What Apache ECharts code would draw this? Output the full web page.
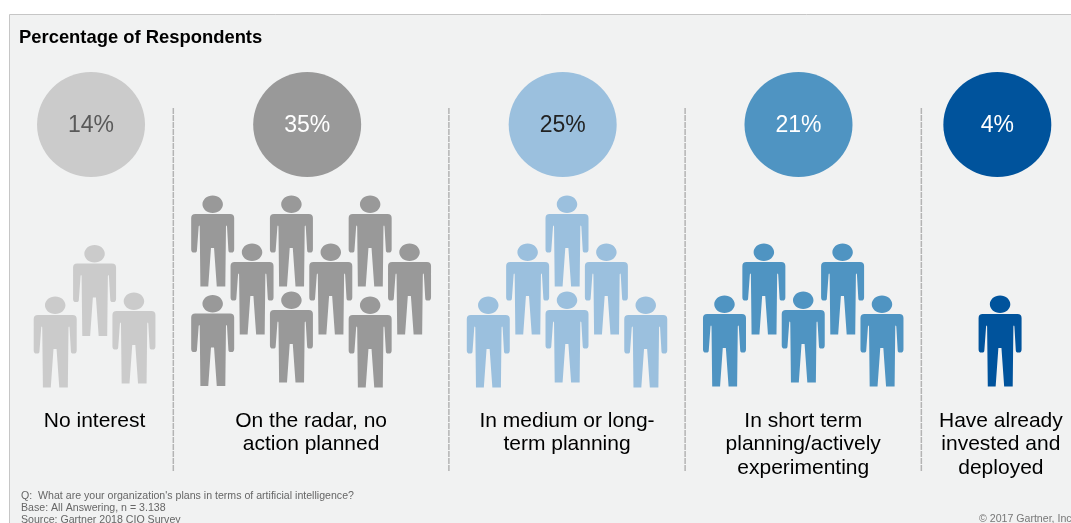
<!DOCTYPE html>
<html>
<head>
<meta charset="utf-8">
<title>Percentage of Respondents</title>
<style>
html, body { margin: 0; padding: 0; background: #fff; overflow: hidden; }
#chart { width: 1071px; height: 523px; }
</style>
<script src="https://cdn.jsdelivr.net/npm/echarts@6/dist/echarts.min.js"></script>
</head>
<body>
<div id="chart"></div>
<script>
// Survey answers, one entry per stage of AI adoption
const categories = [
  'No interest',
  'On the radar, no\naction planned',
  'In medium or long-\nterm planning',
  'In short term\nplanning/actively\nexperimenting',
  'Have already\ninvested and\ndeployed'
];
const percents = [14, 35, 25, 21, 4];

// Icons per group: lattice column and vertical position of each figure
const peopleColumns = [
  [0, 1, 2],
  [4, 6, 8, 5, 7, 9, 4, 6, 8],
  [13, 12, 14, 11, 13, 15],
  [18, 20, 17, 19, 21],
  [24]
];
const peopleRows = [
  [342, 290.5, 338],
  [241, 241, 241, 289, 289, 289, 340.5, 337, 342],
  [241, 289, 289, 342, 337, 342],
  [289, 289, 341, 337, 341],
  [341]
];

// Headline circles and caption anchors, in the same column units
const circleColumns = [0.91, 6.4, 12.89, 18.88, 23.93];
const captionColumns = [1, 6.5, 13, 19, 24.02];
const separatorColumns = [3, 10, 16, 22];

const groupColors = ['#cbcbcb', '#999999', '#9bc0de', '#4f94c2', '#00539c'];
const percentColors = ['#595959', '#ffffff', '#222222', '#ffffff', '#ffffff'];

const footnotes = [
  "Q:  What are your organization's plans in terms of artificial intelligence?",
  'Base: All Answering, n = 3.138',
  'Source: Gartner 2018 CIO Survey'
];
const copyright = '\u00a9 2017 Gartner, Inc.';

// Figure outline: head plus body with arms and legs
const personPath = 'path://M83 12C100 12 113 24 113 38C113 52 100 64 83 64C66 64 53 52 53 38C53 24 66 12 83 12Z' +
  'M32 67L134 67Q146 67 146 79L146 172Q146 182 138 182L136 182Q129 182 129 174L125 104Q123.5 98 122 104' +
  'L120 283L95 283L87 168L78 168L70 283L47 283L45 104Q43.5 98 42 104L37 174Q37 182 30 182L28 182Q20 182 20 172L20 79Q20 67 32 67Z';

const FONT = '"Liberation Sans", Arial, sans-serif';
const COLUMN_WIDTH = 39.37;
const ORIGIN = 55.2;

const series = [];

// Dashed rules between the groups
separatorColumns.forEach(function (col) {
  series.push({
    type: 'line',
    silent: true,
    symbol: 'none',
    z: 1,
    data: [[col, 108], [col, 472]],
    lineStyle: { color: '#b4b4b4', width: 1.5, type: [6, 1] }
  });
});

// Figures for each group
peopleColumns.forEach(function (cols, g) {
  series.push({
    type: 'scatter',
    silent: true,
    symbol: personPath,
    symbolSize: [43, 91],
    symbolKeepAspect: false,
    z: 2,
    itemStyle: { color: groupColors[g], opacity: 1 },
    data: cols.map(function (c, i) { return [c, peopleRows[g][i]]; })
  });
});

// Percentage circles
series.push({
  type: 'scatter',
  silent: true,
  symbol: 'circle',
  symbolSize: [108, 105],
  z: 3,
  data: percents.map(function (p, i) {
    return {
      value: [circleColumns[i], 124.5],
      itemStyle: { color: groupColors[i], opacity: 1 },
      label: {
        show: true,
        position: 'inside',
        offset: [0, 1.5],
        formatter: p + '%',
        fontFamily: FONT,
        fontSize: 23,
        color: percentColors[i]
      }
    };
  })
});

// Captions beneath the figures
series.push({
  type: 'scatter',
  silent: true,
  symbol: 'circle',
  symbolSize: 1,
  itemStyle: { color: 'transparent', opacity: 1 },
  z: 3,
  data: categories.map(function (c, i) { return [captionColumns[i], 409.5]; }),
  label: {
    show: true,
    position: 'inside',
    align: 'center',
    verticalAlign: 'top',
    fontFamily: FONT,
    fontSize: 21,
    lineHeight: 23.3,
    color: '#000000',
    opacity: 1,
    formatter: function (p) { return categories[p.dataIndex]; }
  }
});

const chart = echarts.init(document.getElementById('chart'), null, { renderer: 'canvas' });
chart.setOption({
  animation: false,
  backgroundColor: '#ffffff',
  grid: { left: 0, right: 0, top: 0, bottom: 0, containLabel: false },
  xAxis: {
    type: 'value',
    min: -ORIGIN / COLUMN_WIDTH,
    max: (1071 - ORIGIN) / COLUMN_WIDTH,
    show: false
  },
  yAxis: { type: 'value', min: 0, max: 523, inverse: true, show: false },
  graphic: [
    {
      type: 'rect',
      z: -10,
      silent: true,
      shape: { x: 9.5, y: 14.5, width: 1200, height: 700 },
      style: { fill: '#f1f2f2', stroke: '#c6c6c6', lineWidth: 1 }
    },
    {
      type: 'text',
      z: 10,
      silent: true,
      x: 19,
      y: 29,
      style: {
        text: 'Percentage of Respondents',
        font: 'bold 18.4px ' + FONT,
        fill: '#000000'
      }
    },
    {
      type: 'text',
      z: 10,
      silent: true,
      x: 21,
      y: 490,
      style: {
        text: footnotes.join('\n'),
        font: '10.6px ' + FONT,
        lineHeight: 12,
        fill: '#666666'
      }
    },
    {
      type: 'text',
      z: 10,
      silent: true,
      x: 979,
      y: 514,
      style: { text: copyright, font: '10.6px ' + FONT, fill: '#777777' }
    }
  ],
  series: series
});
</script>
</body>
</html>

• Challenge:
Go from the first line of the listing to the line holding "const percents = [14, 35, 25, 21, 4];" and, please, transcribe those lines exactly, both included, with no pictures.

• Response below:
What Apache ECharts code would draw this? Output the full web page.
<!DOCTYPE html>
<html>
<head>
<meta charset="utf-8">
<title>Percentage of Respondents</title>
<style>
html, body { margin: 0; padding: 0; background: #fff; overflow: hidden; }
#chart { width: 1071px; height: 523px; }
</style>
<script src="https://cdn.jsdelivr.net/npm/echarts@6/dist/echarts.min.js"></script>
</head>
<body>
<div id="chart"></div>
<script>
// Survey answers, one entry per stage of AI adoption
const categories = [
  'No interest',
  'On the radar, no\naction planned',
  'In medium or long-\nterm planning',
  'In short term\nplanning/actively\nexperimenting',
  'Have already\ninvested and\ndeployed'
];
const percents = [14, 35, 25, 21, 4];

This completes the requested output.